There are many different types of juvenile justice careers. An individual wishing to pursue a career in this field will typically have an overall interest in working in the justice system. Additionally, there may be a particular desire to work primarily with juveniles facing charges for criminal offenses. Some common juvenile justice careers include a judge, juvenile court attorney, juvenile probation officer, and a counselor.
A career in juvenile justice will include working closely with troubled youths in a variety of different settings. The juvenile justice system was established as a means to discipline underage individuals who commit crimes, but are not old enough to be tried as adults; a juvenile crime is punishable under a different set of laws. The age criteria for distinguishing an individual as a juvenile varies by region. Individuals wishing to pursue a juvenile justice career will need to be well versed in juvenile criminal law.
Judges hold one of the highest careers in the juvenile justice system. This career choice includes presiding over criminal juvenile cases and deciding on the best course of punishment for such crimes. A juvenile judge may have a special interest in rehabilitating minors.

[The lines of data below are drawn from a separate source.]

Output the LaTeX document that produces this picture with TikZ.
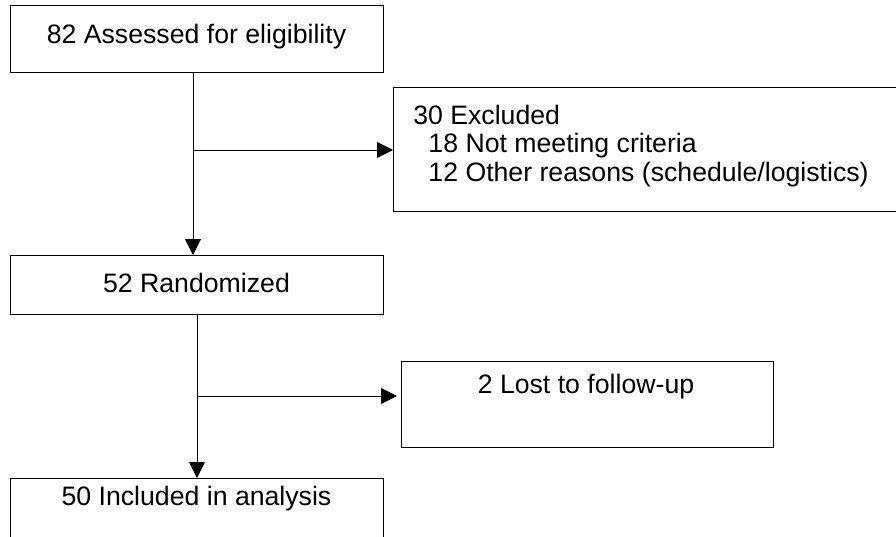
\documentclass[tikz,border=0pt]{standalone}
\usepackage{fontspec}
\setmainfont{Liberation Sans}
\usepackage{tikz}
\usetikzlibrary{calc, positioning, arrows.meta}

\tikzset{
  box/.style={draw, line width=0.75pt, rectangle, inner sep=0pt, anchor=north west},
  txt/.style={inner sep=0pt, font=\fontsize{20}{21.4}\selectfont},
  arr/.style={draw, line width=0.75pt, -{Triangle[length=12pt, width=12pt]}}
}

\begin{document}
\begin{tikzpicture}[x=0.75pt, y=-0.75pt]

\useasboundingbox (0,0) rectangle (896,536);
\clip (0,0) rectangle (896,536);

% Boxes
\node[box, minimum width=279.75pt, minimum height=50.25pt] (assess) at (10,5) {};
\node[box, minimum width=382.5pt, minimum height=93pt] (excl) at (393,87) {};
\node[box, minimum width=279.75pt, minimum height=44.25pt] (random) at (10,255) {};
\node[box, minimum width=279pt, minimum height=64.5pt] (lost) at (401,361) {};
\node[box, minimum width=279.75pt, minimum height=52.5pt] (incl) at (10,478) {};

% Texts
\node[txt, anchor=base] (tassess) at (196.5,43) {82 Assessed for eligibility};
\node[txt, anchor=north west, align=left] (texcl) at (413,104.5) {30 Excluded\\
  \hspace*{0.57em}18 Not meeting criteria\\
  \hspace*{0.57em}12 Other reasons (schedule/logistics)};
\node[txt, anchor=base] (trandom) at (196.5,292) {52 Randomized};
\node[txt, anchor=base] (tlost) at (586,393) {2 Lost to follow-up};
\node[txt, anchor=base] (tincl) at (196.5,505) {50 Included in analysis};

% Junctions
\coordinate (j1) at (193,150);
\coordinate (j2) at (197,396);

% Connectors
\draw[arr] (assess.south -| j1) -- (random.north -| j1);
\draw[arr] (j1) -- (excl.west |- j1);
\draw[arr] (random.south -| j2) -- (incl.north -| j2);
\draw[arr, shorten >=3pt] (j2) -- (lost.west |- j2);

\end{tikzpicture}
\end{document}
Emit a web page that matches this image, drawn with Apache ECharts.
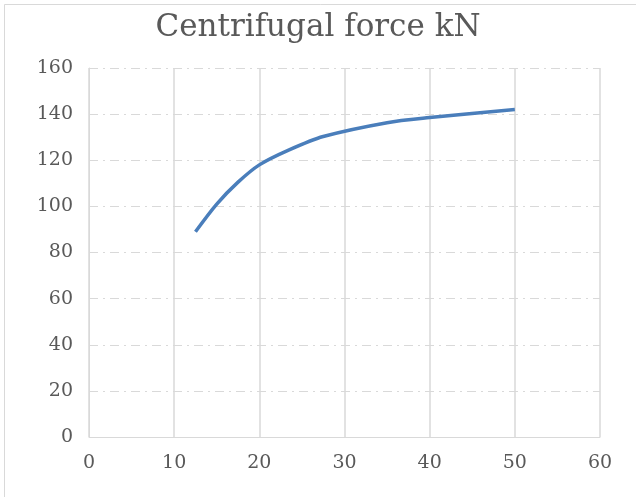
<!DOCTYPE html>
<html>
<head>
<meta charset="utf-8">
<script src="https://cdn.jsdelivr.net/npm/echarts@6/dist/echarts.min.js"></script>
<style>
html,body{margin:0;padding:0;background:#fff;}
#c{width:636px;height:497px;}
</style>
</head>
<body>
<div id="c"></div>
<script>
var titleText = "Centrifugal force kN";
var xValues = [12.5, 15, 17.5, 20, 23.5, 27.5, 35, 40, 50];
var yValues = [89, 101, 110.5, 118, 124.5, 130.3, 136.3, 138.5, 142];

var chart = echarts.init(document.getElementById('c'), null, {renderer:'canvas'});
var fontFam = '"DejaVu Serif", "Liberation Serif", serif';
var data = xValues.map(function(x,i){return [x, yValues[i]];});
chart.setOption({
  backgroundColor:'#fff',
  animation:false,
  title:{
    text:titleText, left:'center', top:7,
    textStyle:{fontFamily:fontFam, fontSize:31, fontWeight:'normal', color:'#595959'}
  },
  graphic:[{type:'rect', shape:{x:4.5,y:4.5,width:700,height:700}, style:{fill:null, stroke:'#d9d9d9', lineWidth:1}, silent:true}],
  grid:{left:89, right:36, top:68, bottom:60, containLabel:false},
  xAxis:{
    type:'value', min:0, max:60, interval:10,
    axisLine:{show:true, lineStyle:{color:'#d9d9d9', width:1}},
    axisTick:{show:false},
    axisLabel:{margin:17, fontFamily:fontFam, fontSize:19, color:'#595959'},
    splitLine:{show:true, lineStyle:{color:'#d9d9d9', width:1.5, type:'solid'}}
  },
  yAxis:{
    type:'value', min:0, max:160, interval:20,
    axisLine:{show:true, lineStyle:{color:'#d9d9d9', width:1}},
    axisTick:{show:false},
    axisLabel:{margin:16, fontFamily:fontFam, fontSize:19, color:'#595959'},
    splitLine:{show:true, lineStyle:{color:'#d9d9d9', width:1, type:[9,5,2,5]}}
  },
  series:[{
    type:'line', data:data, smooth:0.3, symbol:'none',
    lineStyle:{color:'#4a7ebb', width:3.5}
  }]
});
</script>
</body>
</html>
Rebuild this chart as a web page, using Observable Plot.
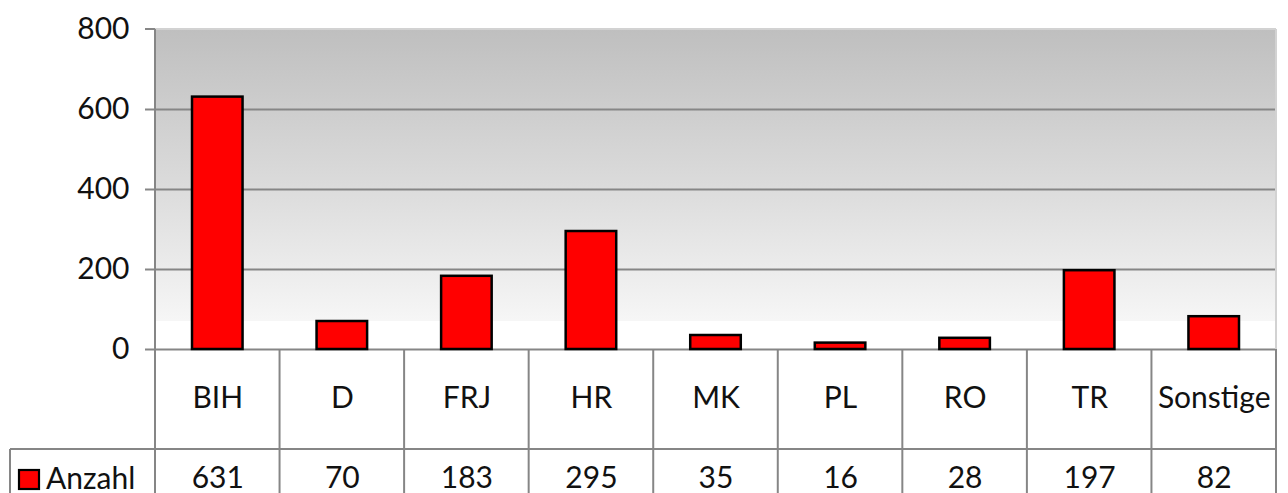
<!DOCTYPE html>
<html>
<head>
<meta charset="utf-8">
<script src="https://cdn.jsdelivr.net/npm/d3@7"></script>
<script src="https://cdn.jsdelivr.net/npm/@observablehq/plot@0.6"></script>
<style>
  html, body { margin: 0; padding: 0; background: #fff; }
</style>
</head>
<body>
<div id="chart"></div>
<script>
const categories = ["BIH", "D", "FRJ", "HR", "MK", "PL", "RO", "TR", "Sonstige"];
const values = [631, 70, 183, 295, 35, 16, 28, 197, 82];
const yTicks = [0, 200, 400, 600, 800];
const seriesName = "Anzahl";

const rows = categories.map((c, i) => ({cat: c, value: values[i]}));
const gridColor = "#868686";
const FONT = "Lato, 'Open Sans', sans-serif";
const FS = 30;

function tableGrid(index, scales, vals, dims) {
  const g = d3.create("svg:g");
  const x = scales.x;
  const y0 = scales.y(0);
  const yTop = scales.y(800);
  const split = y0 + 100;
  const bottom = dims.height;
  const left = dims.marginLeft;
  const right = dims.width - dims.marginRight;
  const line = (x1, y1, x2, y2, color = gridColor) => g.append("line")
    .attr("x1", x1).attr("y1", y1).attr("x2", x2).attr("y2", y2)
    .attr("stroke", color).attr("stroke-width", 2);
  // plot-area border (light) top and right
  line(left, yTop, right, yTop, "#d2d2d2");
  line(right, yTop, right, y0, "#d2d2d2");
  // tick mark at top
  line(left - 10, yTop, left, yTop);
  // vertical column lines
  categories.forEach(c => { if (x(c) > left + 1) line(x(c), y0, x(c), bottom); });
  line(right, y0, right, bottom);
  line(left, yTop, left, bottom);
  // horizontal row split including legend cell
  line(10, split, right, split);
  line(10, split, 10, bottom);
  // legend key
  g.append("rect").attr("x", 19).attr("y", 470).attr("width", 20).attr("height", 19)
    .attr("fill", "#ff0000").attr("stroke", "#000").attr("stroke-width", 2.2);
  g.append("text").attr("x", 46).attr("y", 478).attr("dy", "0.35em")
    .attr("text-anchor", "start")
    .attr("font-size", FS).attr("fill", "#111").text(seriesName);
  return g.node();
}

const chart = Plot.plot({
  width: 1288,
  height: 493,
  marginLeft: 155,
  marginRight: 12,
  marginTop: 29,
  marginBottom: 144,
  x: {domain: categories, padding: 0, round: false, axis: null},
  y: {domain: [0, 800], axis: null},
  style: {fontFamily: FONT, fontSize: FS + "px", background: "#fff", color: "#111", overflow: "visible"},
  marks: [
    Plot.frame({fill: "url(#bgGrad)", stroke: "none"}),
    Plot.ruleY(yTicks.filter(t => t > 0 && t < 800), {stroke: gridColor, strokeWidth: 2.2, insetLeft: -10}),
    Plot.ruleY([0], {stroke: gridColor, strokeWidth: 2.2, insetLeft: -10}),
    Plot.barY(rows, {x: "cat", y: "value", fill: "#ff0000", stroke: "#000", strokeWidth: 2.5, insetLeft: 37, insetRight: 37}),
    Plot.text(yTicks, {y: d => d, text: d => String(d), frameAnchor: "left", textAnchor: "end", dx: -26, fontSize: FS, fill: "#111"}),
    tableGrid,
    Plot.text(rows, {x: "cat", y: 0, text: "cat", dy: 49, fontSize: FS, fill: "#111"}),
    Plot.text(rows, {x: "cat", y: 0, text: d => String(d.value), dy: 129, fontSize: FS, fill: "#111"})
  ]
});

d3.select(chart).insert("defs", ":first-child").html(
  `<linearGradient id="bgGrad" x1="0" y1="0" x2="0" y2="1">
     <stop offset="0" stop-color="#bfbfbf"/>
     <stop offset="0.5" stop-color="#dcdcdc"/>
     <stop offset="0.91" stop-color="#f6f6f6"/>
     <stop offset="0.91" stop-color="#ffffff"/>
     <stop offset="1" stop-color="#ffffff"/>
   </linearGradient>`
);

document.getElementById("chart").appendChild(chart);
</script>
</body>
</html>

In order to become a judge, a college degree and some type of graduate degree, including a degree in law, will typically be required.
After being charged with a crime, an attorney may be one of the first people a troubled juvenile may contact for help. An attorney may represent a juvenile and speak on his or her behalf when going before a judge in a court of law. At least a bachelor's degree will be required to become an attorney, and often graduate degrees are also part of the course of study. In addition to being a lawyer, law clerks and paralegals may be possible juvenile justice careers.
Freedom, within limitations, may be granted to a youth guilty of committing a crime by being placed on probation. These restrictions will be monitored by a juvenile probation officer. These probation officers will supervise and monitor activities of a juvenile and the youth, in return, will have to report to the probation officer at specific times. An associate degree, certification, and an amount of experience in criminology, juvenile justice, and correctional administration may be required to become a probation officer.
Juvenile justice careers can also include counselors. A counselor may be assigned to a juvenile in trouble with the law to learn more about all aspects of the individual's life, as well as his or her overall emotional and mental health. Typically, an individual in this career will have bachelor's or master degree. Many counselors are licensed and may work along side a probation officer to oversee the well-being of a juvenile on probation.
The work environment for careers in juvenile justice can vary. Some careers, such as a judge or juvenile court attorney, may involve work primarily in a court room. Other career choices, such as a counselor, may mean working in an environment such as a detention center. Some degree of secondary education is typically be required for many juvenile justice careers. Educational and work experience requirements should be researched in advance when pursing a career in juvenile justice.